Tuesday, April 05, 2016

It’s Lizzie’s birthday today, Rachel and Ed’s youngest child. When I was young, a baby born on the last day of the tax year (which this is) was a great blessing, as the parents were able to claim it as a tax-deductible dependent for the entire year. Alas, that privilege was withdrawn even before Lizzie was born, but we love her anyway.

I hadn’t intended to give the impression that brioche stitch is in any way difficult. It’s perfectly easy, for the hands. It’s just that I am trying to figure out what the yarn actually does – that’s trickier.

EZ has a hat in KWT in “prime rib” or brioche stitch. She makes it sound as if she approaches it with some caution. She also says, pace Marchant, that brioche stitch and fisherman’s rib are not the same. Both writers could be right – maybe the yarn traces the same course in both cases, but the methods of doing it (knitting below;  or slipping a stitch wyif, passing the yarn over it, and knitting the two together in the next row) may produce a different effect.

I’ve never tried all that fancy stuff in the books, where the brioche ribs swirl about and even cross over each other. Maybe one day.

At any rate, my iPad was persuaded to give up its treasures due to the intervention of a kind friend, and here’s where we were a day or two ago:




I realize with something of a start, that I’m going to have to decide what I’m doing. The pattern I am vaguely following is for a man. It has a placket front and saddle shoulders. Do I want that? If not, what do I want? I love the fabric I’m producing – but decisions must be made.

Thank you for the introduction to Nathan Taylor, Anonymous. (Comment yesterday) I don’t think I’ve heard of him, although obviously I should have since he published a shawl pattern in VK recently. And he was at the EYF! What a lot of famous knitters I missed!

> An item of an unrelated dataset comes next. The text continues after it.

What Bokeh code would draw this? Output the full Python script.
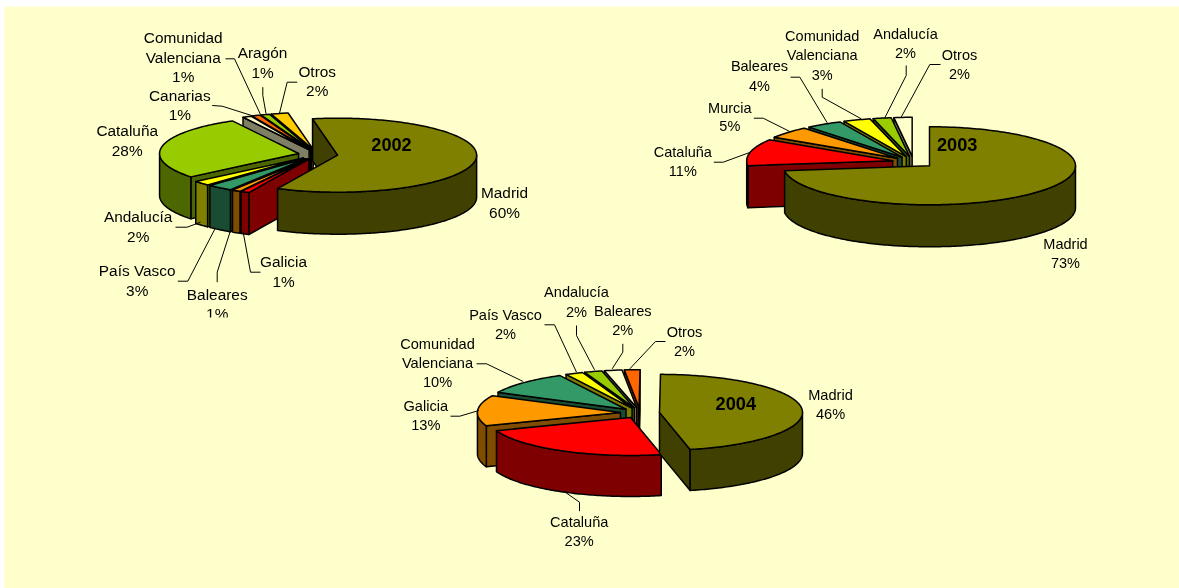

I had feared that the organisers might be overcome with the sheer exhaustion of it all, and might be planning to spend the next few years in recovery on a remote Hebridean island, but no! There is to be an EYF in 2017 and the dates are fixed. Now all we need is Franklin.

Non-knit

A neighbour here in Drummond Place has Strathardle associations, and a little house of her own somewhere in the vicinity. She has offered to drive me up on Monday, when she has to meet some builders. I don’t think I was there at all in 2015. Is that possible? That dear place is so much in my thoughts that it feels as if I am constantly there.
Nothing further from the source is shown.